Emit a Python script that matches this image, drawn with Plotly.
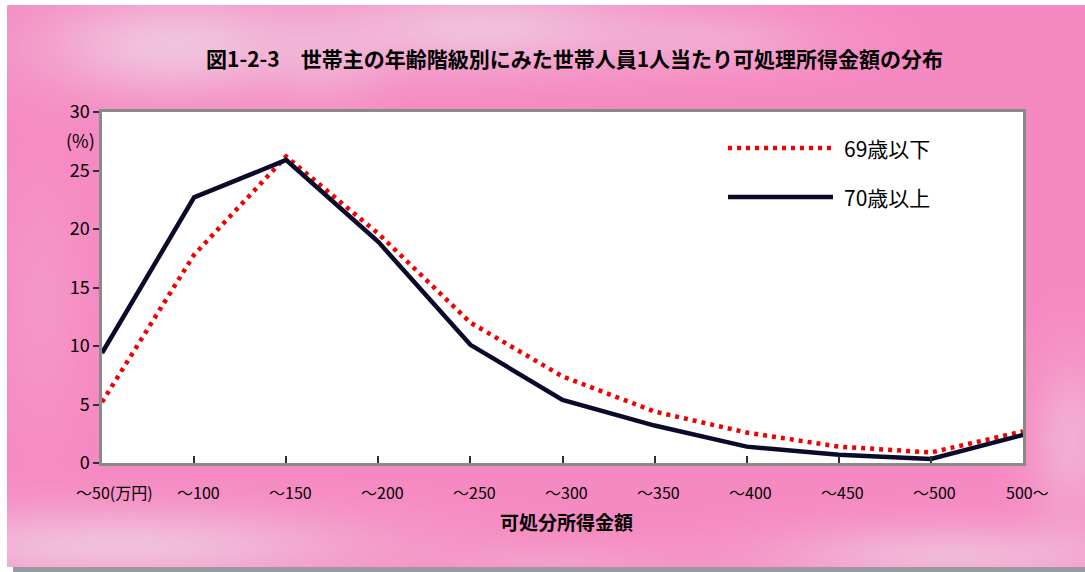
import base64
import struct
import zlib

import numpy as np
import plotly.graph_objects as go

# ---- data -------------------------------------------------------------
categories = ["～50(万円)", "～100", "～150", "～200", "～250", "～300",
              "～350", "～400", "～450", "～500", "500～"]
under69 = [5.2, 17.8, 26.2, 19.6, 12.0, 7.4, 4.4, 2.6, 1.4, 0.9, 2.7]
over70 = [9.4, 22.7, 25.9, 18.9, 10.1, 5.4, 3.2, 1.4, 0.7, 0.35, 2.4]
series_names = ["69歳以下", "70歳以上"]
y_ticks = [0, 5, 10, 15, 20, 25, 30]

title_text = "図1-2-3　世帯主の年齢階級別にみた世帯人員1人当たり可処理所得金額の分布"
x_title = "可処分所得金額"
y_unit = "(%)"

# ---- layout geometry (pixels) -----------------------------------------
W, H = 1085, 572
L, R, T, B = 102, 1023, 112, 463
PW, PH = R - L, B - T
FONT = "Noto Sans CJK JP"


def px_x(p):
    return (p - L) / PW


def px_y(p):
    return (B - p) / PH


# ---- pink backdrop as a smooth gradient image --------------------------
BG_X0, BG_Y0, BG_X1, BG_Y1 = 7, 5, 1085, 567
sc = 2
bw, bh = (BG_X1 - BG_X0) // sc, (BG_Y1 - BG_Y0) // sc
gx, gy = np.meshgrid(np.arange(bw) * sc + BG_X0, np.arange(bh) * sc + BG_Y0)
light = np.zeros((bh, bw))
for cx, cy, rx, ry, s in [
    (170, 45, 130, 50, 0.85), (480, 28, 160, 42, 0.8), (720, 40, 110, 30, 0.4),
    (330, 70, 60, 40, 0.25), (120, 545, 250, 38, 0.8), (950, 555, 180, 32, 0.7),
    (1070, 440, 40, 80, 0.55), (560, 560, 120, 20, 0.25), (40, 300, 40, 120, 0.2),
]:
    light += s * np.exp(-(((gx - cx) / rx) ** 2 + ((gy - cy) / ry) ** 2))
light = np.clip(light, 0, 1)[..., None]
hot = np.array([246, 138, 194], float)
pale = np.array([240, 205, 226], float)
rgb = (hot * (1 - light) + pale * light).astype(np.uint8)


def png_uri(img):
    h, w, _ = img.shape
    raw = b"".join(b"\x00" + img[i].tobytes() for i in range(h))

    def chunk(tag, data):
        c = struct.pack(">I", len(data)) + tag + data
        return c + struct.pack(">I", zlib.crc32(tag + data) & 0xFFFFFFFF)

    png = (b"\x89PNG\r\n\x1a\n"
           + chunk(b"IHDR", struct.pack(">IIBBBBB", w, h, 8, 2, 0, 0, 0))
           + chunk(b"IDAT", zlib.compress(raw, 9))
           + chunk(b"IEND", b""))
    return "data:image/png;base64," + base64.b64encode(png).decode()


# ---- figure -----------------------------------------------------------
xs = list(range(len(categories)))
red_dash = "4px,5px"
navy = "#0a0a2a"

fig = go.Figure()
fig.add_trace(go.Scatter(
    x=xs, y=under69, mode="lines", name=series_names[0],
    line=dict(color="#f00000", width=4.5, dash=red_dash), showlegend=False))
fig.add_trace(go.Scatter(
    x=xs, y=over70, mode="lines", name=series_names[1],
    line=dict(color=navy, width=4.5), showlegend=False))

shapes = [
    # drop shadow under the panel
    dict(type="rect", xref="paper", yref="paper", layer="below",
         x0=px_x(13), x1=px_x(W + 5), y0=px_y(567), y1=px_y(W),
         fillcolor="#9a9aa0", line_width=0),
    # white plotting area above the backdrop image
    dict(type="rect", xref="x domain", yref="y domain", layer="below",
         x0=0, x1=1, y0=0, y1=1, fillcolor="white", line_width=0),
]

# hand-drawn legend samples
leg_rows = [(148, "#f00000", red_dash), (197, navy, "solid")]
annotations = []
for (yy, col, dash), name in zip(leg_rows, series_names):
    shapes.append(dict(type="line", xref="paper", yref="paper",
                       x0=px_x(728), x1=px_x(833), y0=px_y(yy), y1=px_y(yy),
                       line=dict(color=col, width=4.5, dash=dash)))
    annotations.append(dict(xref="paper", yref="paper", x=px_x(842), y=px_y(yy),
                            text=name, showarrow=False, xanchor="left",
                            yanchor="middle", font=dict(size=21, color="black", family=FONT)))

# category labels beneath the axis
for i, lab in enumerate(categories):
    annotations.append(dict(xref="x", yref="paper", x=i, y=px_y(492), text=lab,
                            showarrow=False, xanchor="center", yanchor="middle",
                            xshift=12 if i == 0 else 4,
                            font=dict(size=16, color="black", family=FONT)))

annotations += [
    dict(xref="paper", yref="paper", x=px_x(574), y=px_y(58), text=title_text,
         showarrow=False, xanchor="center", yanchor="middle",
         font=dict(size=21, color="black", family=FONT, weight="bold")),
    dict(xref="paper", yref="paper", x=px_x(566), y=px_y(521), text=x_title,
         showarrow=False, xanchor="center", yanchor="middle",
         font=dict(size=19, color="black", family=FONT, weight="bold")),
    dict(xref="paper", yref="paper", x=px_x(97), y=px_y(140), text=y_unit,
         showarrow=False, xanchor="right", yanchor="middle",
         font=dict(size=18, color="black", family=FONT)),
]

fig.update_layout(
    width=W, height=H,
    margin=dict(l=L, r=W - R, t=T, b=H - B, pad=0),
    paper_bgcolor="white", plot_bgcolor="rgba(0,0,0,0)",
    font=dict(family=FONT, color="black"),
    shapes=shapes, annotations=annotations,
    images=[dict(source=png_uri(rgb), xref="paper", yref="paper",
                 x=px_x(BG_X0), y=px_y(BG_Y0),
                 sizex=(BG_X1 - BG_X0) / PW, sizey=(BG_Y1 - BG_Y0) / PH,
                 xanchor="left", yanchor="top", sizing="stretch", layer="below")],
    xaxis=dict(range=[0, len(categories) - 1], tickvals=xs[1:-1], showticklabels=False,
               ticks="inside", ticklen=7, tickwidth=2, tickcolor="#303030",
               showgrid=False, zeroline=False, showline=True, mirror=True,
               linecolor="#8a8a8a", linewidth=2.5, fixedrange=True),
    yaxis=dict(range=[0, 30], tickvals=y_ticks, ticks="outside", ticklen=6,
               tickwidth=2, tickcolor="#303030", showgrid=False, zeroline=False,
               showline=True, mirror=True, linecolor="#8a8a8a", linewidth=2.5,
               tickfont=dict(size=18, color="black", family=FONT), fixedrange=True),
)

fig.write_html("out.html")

* _REQUIRED WORK_
Set down the complete material exactly, but do not include the images.

* _WRITTEN REPLY_
Emit a Python script that matches this image, drawn with Plotly.
import base64
import struct
import zlib

import numpy as np
import plotly.graph_objects as go

# ---- data -------------------------------------------------------------
categories = ["～50(万円)", "～100", "～150", "～200", "～250", "～300",
              "～350", "～400", "～450", "～500", "500～"]
under69 = [5.2, 17.8, 26.2, 19.6, 12.0, 7.4, 4.4, 2.6, 1.4, 0.9, 2.7]
over70 = [9.4, 22.7, 25.9, 18.9, 10.1, 5.4, 3.2, 1.4, 0.7, 0.35, 2.4]
series_names = ["69歳以下", "70歳以上"]
y_ticks = [0, 5, 10, 15, 20, 25, 30]

title_text = "図1-2-3　世帯主の年齢階級別にみた世帯人員1人当たり可処理所得金額の分布"
x_title = "可処分所得金額"
y_unit = "(%)"

# ---- layout geometry (pixels) -----------------------------------------
W, H = 1085, 572
L, R, T, B = 102, 1023, 112, 463
PW, PH = R - L, B - T
FONT = "Noto Sans CJK JP"


def px_x(p):
    return (p - L) / PW


def px_y(p):
    return (B - p) / PH


# ---- pink backdrop as a smooth gradient image --------------------------
BG_X0, BG_Y0, BG_X1, BG_Y1 = 7, 5, 1085, 567
sc = 2
bw, bh = (BG_X1 - BG_X0) // sc, (BG_Y1 - BG_Y0) // sc
gx, gy = np.meshgrid(np.arange(bw) * sc + BG_X0, np.arange(bh) * sc + BG_Y0)
light = np.zeros((bh, bw))
for cx, cy, rx, ry, s in [
    (170, 45, 130, 50, 0.85), (480, 28, 160, 42, 0.8), (720, 40, 110, 30, 0.4),
    (330, 70, 60, 40, 0.25), (120, 545, 250, 38, 0.8), (950, 555, 180, 32, 0.7),
    (1070, 440, 40, 80, 0.55), (560, 560, 120, 20, 0.25), (40, 300, 40, 120, 0.2),
]:
    light += s * np.exp(-(((gx - cx) / rx) ** 2 + ((gy - cy) / ry) ** 2))
light = np.clip(light, 0, 1)[..., None]
hot = np.array([246, 138, 194], float)
pale = np.array([240, 205, 226], float)
rgb = (hot * (1 - light) + pale * light).astype(np.uint8)


def png_uri(img):
    h, w, _ = img.shape
    raw = b"".join(b"\x00" + img[i].tobytes() for i in range(h))

    def chunk(tag, data):
        c = struct.pack(">I", len(data)) + tag + data
        return c + struct.pack(">I", zlib.crc32(tag + data) & 0xFFFFFFFF)

    png = (b"\x89PNG\r\n\x1a\n"
           + chunk(b"IHDR", struct.pack(">IIBBBBB", w, h, 8, 2, 0, 0, 0))
           + chunk(b"IDAT", zlib.compress(raw, 9))
           + chunk(b"IEND", b""))
    return "data:image/png;base64," + base64.b64encode(png).decode()


# ---- figure -----------------------------------------------------------
xs = list(range(len(categories)))
red_dash = "4px,5px"
navy = "#0a0a2a"

fig = go.Figure()
fig.add_trace(go.Scatter(
    x=xs, y=under69, mode="lines", name=series_names[0],
    line=dict(color="#f00000", width=4.5, dash=red_dash), showlegend=False))
fig.add_trace(go.Scatter(
    x=xs, y=over70, mode="lines", name=series_names[1],
    line=dict(color=navy, width=4.5), showlegend=False))

shapes = [
    # drop shadow under the panel
    dict(type="rect", xref="paper", yref="paper", layer="below",
         x0=px_x(13), x1=px_x(W + 5), y0=px_y(567), y1=px_y(W),
         fillcolor="#9a9aa0", line_width=0),
    # white plotting area above the backdrop image
    dict(type="rect", xref="x domain", yref="y domain", layer="below",
         x0=0, x1=1, y0=0, y1=1, fillcolor="white", line_width=0),
]

# hand-drawn legend samples
leg_rows = [(148, "#f00000", red_dash), (197, navy, "solid")]
annotations = []
for (yy, col, dash), name in zip(leg_rows, series_names):
    shapes.append(dict(type="line", xref="paper", yref="paper",
                       x0=px_x(728), x1=px_x(833), y0=px_y(yy), y1=px_y(yy),
                       line=dict(color=col, width=4.5, dash=dash)))
    annotations.append(dict(xref="paper", yref="paper", x=px_x(842), y=px_y(yy),
                            text=name, showarrow=False, xanchor="left",
                            yanchor="middle", font=dict(size=21, color="black", family=FONT)))

# category labels beneath the axis
for i, lab in enumerate(categories):
    annotations.append(dict(xref="x", yref="paper", x=i, y=px_y(492), text=lab,
                            showarrow=False, xanchor="center", yanchor="middle",
                            xshift=12 if i == 0 else 4,
                            font=dict(size=16, color="black", family=FONT)))

annotations += [
    dict(xref="paper", yref="paper", x=px_x(574), y=px_y(58), text=title_text,
         showarrow=False, xanchor="center", yanchor="middle",
         font=dict(size=21, color="black", family=FONT, weight="bold")),
    dict(xref="paper", yref="paper", x=px_x(566), y=px_y(521), text=x_title,
         showarrow=False, xanchor="center", yanchor="middle",
         font=dict(size=19, color="black", family=FONT, weight="bold")),
    dict(xref="paper", yref="paper", x=px_x(97), y=px_y(140), text=y_unit,
         showarrow=False, xanchor="right", yanchor="middle",
         font=dict(size=18, color="black", family=FONT)),
]

fig.update_layout(
    width=W, height=H,
    margin=dict(l=L, r=W - R, t=T, b=H - B, pad=0),
    paper_bgcolor="white", plot_bgcolor="rgba(0,0,0,0)",
    font=dict(family=FONT, color="black"),
    shapes=shapes, annotations=annotations,
    images=[dict(source=png_uri(rgb), xref="paper", yref="paper",
                 x=px_x(BG_X0), y=px_y(BG_Y0),
                 sizex=(BG_X1 - BG_X0) / PW, sizey=(BG_Y1 - BG_Y0) / PH,
                 xanchor="left", yanchor="top", sizing="stretch", layer="below")],
    xaxis=dict(range=[0, len(categories) - 1], tickvals=xs[1:-1], showticklabels=False,
               ticks="inside", ticklen=7, tickwidth=2, tickcolor="#303030",
               showgrid=False, zeroline=False, showline=True, mirror=True,
               linecolor="#8a8a8a", linewidth=2.5, fixedrange=True),
    yaxis=dict(range=[0, 30], tickvals=y_ticks, ticks="outside", ticklen=6,
               tickwidth=2, tickcolor="#303030", showgrid=False, zeroline=False,
               showline=True, mirror=True, linecolor="#8a8a8a", linewidth=2.5,
               tickfont=dict(size=18, color="black", family=FONT), fixedrange=True),
)

fig.write_html("out.html")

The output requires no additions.